Write out each line exactly as given. Leave the pictures out of your copy.

BEGIN

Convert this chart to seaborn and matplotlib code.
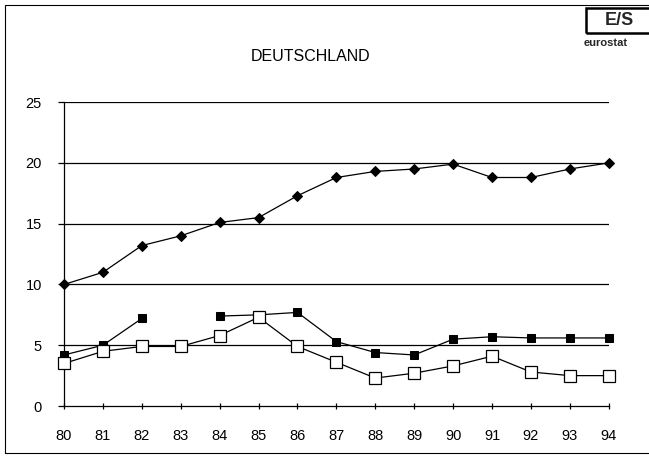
import matplotlib

matplotlib.use("Agg")
import matplotlib.pyplot as plt
import numpy as np
import pandas as pd
import seaborn as sns
from matplotlib.patches import Rectangle

years = list(range(80, 95))
year_labels = [str(y) for y in years]

# series
diamond_vals = [10.0, 11.0, 13.2, 14.0, 15.1, 15.5, 17.3, 18.8, 19.3, 19.5, 19.9, 18.8, 18.8, 19.5, 20.0]
filled_sq_vals = [4.2, 5.0, 7.2, np.nan, 7.4, 7.5, 7.7, 5.3, 4.4, 4.2, 5.5, 5.7, 5.6, 5.6, 5.6]
open_sq_vals = [3.5, 4.5, 4.9, 4.9, 5.8, 7.3, 4.9, 3.6, 2.3, 2.7, 3.3, 4.1, 2.8, 2.5, 2.5]

y_ticks = [0, 5, 10, 15, 20, 25]
title = "DEUTSCHLAND"

sns.set_theme(style="white")
plt.rcParams["font.family"] = ["Liberation Sans", "DejaVu Sans"]

fig = plt.figure(figsize=(6.49, 4.58), dpi=100)
ax = fig.add_axes([0.0986, 0.1135, 0.8394, 0.6635])

# filled-square series has a gap at 83, split it into segments
filled = pd.DataFrame({"year": years, "value": filled_sq_vals})
filled["seg"] = filled["value"].isna().cumsum()
filled = filled.dropna()

diamond = pd.DataFrame({"year": years, "value": diamond_vals})
opened = pd.DataFrame({"year": years, "value": open_sq_vals})

line_kw = dict(color="black", linewidth=0.9, clip_on=False)
sns.lineplot(data=filled, x="year", y="value", units="seg", estimator=None,
             marker="s", markersize=6, markerfacecolor="black",
             markeredgecolor="black", ax=ax, zorder=3, **line_kw)
sns.lineplot(data=opened, x="year", y="value", marker="s", markersize=8,
             markerfacecolor="white", markeredgecolor="black", markeredgewidth=0.9,
             ax=ax, zorder=4, **line_kw)
sns.lineplot(data=diamond, x="year", y="value", marker="D", markersize=5,
             markerfacecolor="black", markeredgecolor="black", ax=ax, zorder=4, **line_kw)

for v in y_ticks[1:]:
    ax.axhline(v, color="black", linewidth=0.9, zorder=1)

ax.set_xlim(80, 94)
ax.set_ylim(0, 25)
ax.set_xticks(years)
ax.set_xticklabels(year_labels)
ax.set_yticks(y_ticks)
ax.set_xlabel("")
ax.set_ylabel("")
ax.tick_params(axis="x", direction="inout", length=5, width=0.9, labelsize=10.5, pad=14,
               bottom=True, colors="black")
ax.tick_params(axis="y", direction="out", length=4, width=0.9, labelsize=10.5, pad=12,
               left=True, colors="black")
for name in ["top", "right"]:
    ax.spines[name].set_visible(False)
for name in ["left", "bottom"]:
    ax.spines[name].set_color("black")
    ax.spines[name].set_linewidth(0.9)

fig.text(0.478, 0.877, title, ha="center", va="center", fontsize=11.5, color="black")

# outer frame
fig.patches.append(Rectangle((0.007, 0.012), 1.1, 0.976, transform=fig.transFigure,
                             fill=False, edgecolor="black", linewidth=0.8))

# eurostat logo box
fig.patches.append(Rectangle((0.903, 0.928), 0.12, 0.055, transform=fig.transFigure,
                             fill=False, edgecolor="black", linewidth=1.8))
fig.text(0.955, 0.955, "E/S", ha="center", va="center", fontsize=13, fontweight="bold")
fig.text(0.900, 0.906, "eurostat", ha="left", va="center", fontsize=8, fontweight="bold")

fig.savefig("out.png", dpi=100)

END

- _Task response_:
Convert this chart to seaborn and matplotlib code.
import matplotlib

matplotlib.use("Agg")
import matplotlib.pyplot as plt
import numpy as np
import pandas as pd
import seaborn as sns
from matplotlib.patches import Rectangle

years = list(range(80, 95))
year_labels = [str(y) for y in years]

# series
diamond_vals = [10.0, 11.0, 13.2, 14.0, 15.1, 15.5, 17.3, 18.8, 19.3, 19.5, 19.9, 18.8, 18.8, 19.5, 20.0]
filled_sq_vals = [4.2, 5.0, 7.2, np.nan, 7.4, 7.5, 7.7, 5.3, 4.4, 4.2, 5.5, 5.7, 5.6, 5.6, 5.6]
open_sq_vals = [3.5, 4.5, 4.9, 4.9, 5.8, 7.3, 4.9, 3.6, 2.3, 2.7, 3.3, 4.1, 2.8, 2.5, 2.5]

y_ticks = [0, 5, 10, 15, 20, 25]
title = "DEUTSCHLAND"

sns.set_theme(style="white")
plt.rcParams["font.family"] = ["Liberation Sans", "DejaVu Sans"]

fig = plt.figure(figsize=(6.49, 4.58), dpi=100)
ax = fig.add_axes([0.0986, 0.1135, 0.8394, 0.6635])

# filled-square series has a gap at 83, split it into segments
filled = pd.DataFrame({"year": years, "value": filled_sq_vals})
filled["seg"] = filled["value"].isna().cumsum()
filled = filled.dropna()

diamond = pd.DataFrame({"year": years, "value": diamond_vals})
opened = pd.DataFrame({"year": years, "value": open_sq_vals})

line_kw = dict(color="black", linewidth=0.9, clip_on=False)
sns.lineplot(data=filled, x="year", y="value", units="seg", estimator=None,
             marker="s", markersize=6, markerfacecolor="black",
             markeredgecolor="black", ax=ax, zorder=3, **line_kw)
sns.lineplot(data=opened, x="year", y="value", marker="s", markersize=8,
             markerfacecolor="white", markeredgecolor="black", markeredgewidth=0.9,
             ax=ax, zorder=4, **line_kw)
sns.lineplot(data=diamond, x="year", y="value", marker="D", markersize=5,
             markerfacecolor="black", markeredgecolor="black", ax=ax, zorder=4, **line_kw)

for v in y_ticks[1:]:
    ax.axhline(v, color="black", linewidth=0.9, zorder=1)

ax.set_xlim(80, 94)
ax.set_ylim(0, 25)
ax.set_xticks(years)
ax.set_xticklabels(year_labels)
ax.set_yticks(y_ticks)
ax.set_xlabel("")
ax.set_ylabel("")
ax.tick_params(axis="x", direction="inout", length=5, width=0.9, labelsize=10.5, pad=14,
               bottom=True, colors="black")
ax.tick_params(axis="y", direction="out", length=4, width=0.9, labelsize=10.5, pad=12,
               left=True, colors="black")
for name in ["top", "right"]:
    ax.spines[name].set_visible(False)
for name in ["left", "bottom"]:
    ax.spines[name].set_color("black")
    ax.spines[name].set_linewidth(0.9)

fig.text(0.478, 0.877, title, ha="center", va="center", fontsize=11.5, color="black")

# outer frame
fig.patches.append(Rectangle((0.007, 0.012), 1.1, 0.976, transform=fig.transFigure,
                             fill=False, edgecolor="black", linewidth=0.8))

# eurostat logo box
fig.patches.append(Rectangle((0.903, 0.928), 0.12, 0.055, transform=fig.transFigure,
                             fill=False, edgecolor="black", linewidth=1.8))
fig.text(0.955, 0.955, "E/S", ha="center", va="center", fontsize=13, fontweight="bold")
fig.text(0.900, 0.906, "eurostat", ha="left", va="center", fontsize=8, fontweight="bold")

fig.savefig("out.png", dpi=100)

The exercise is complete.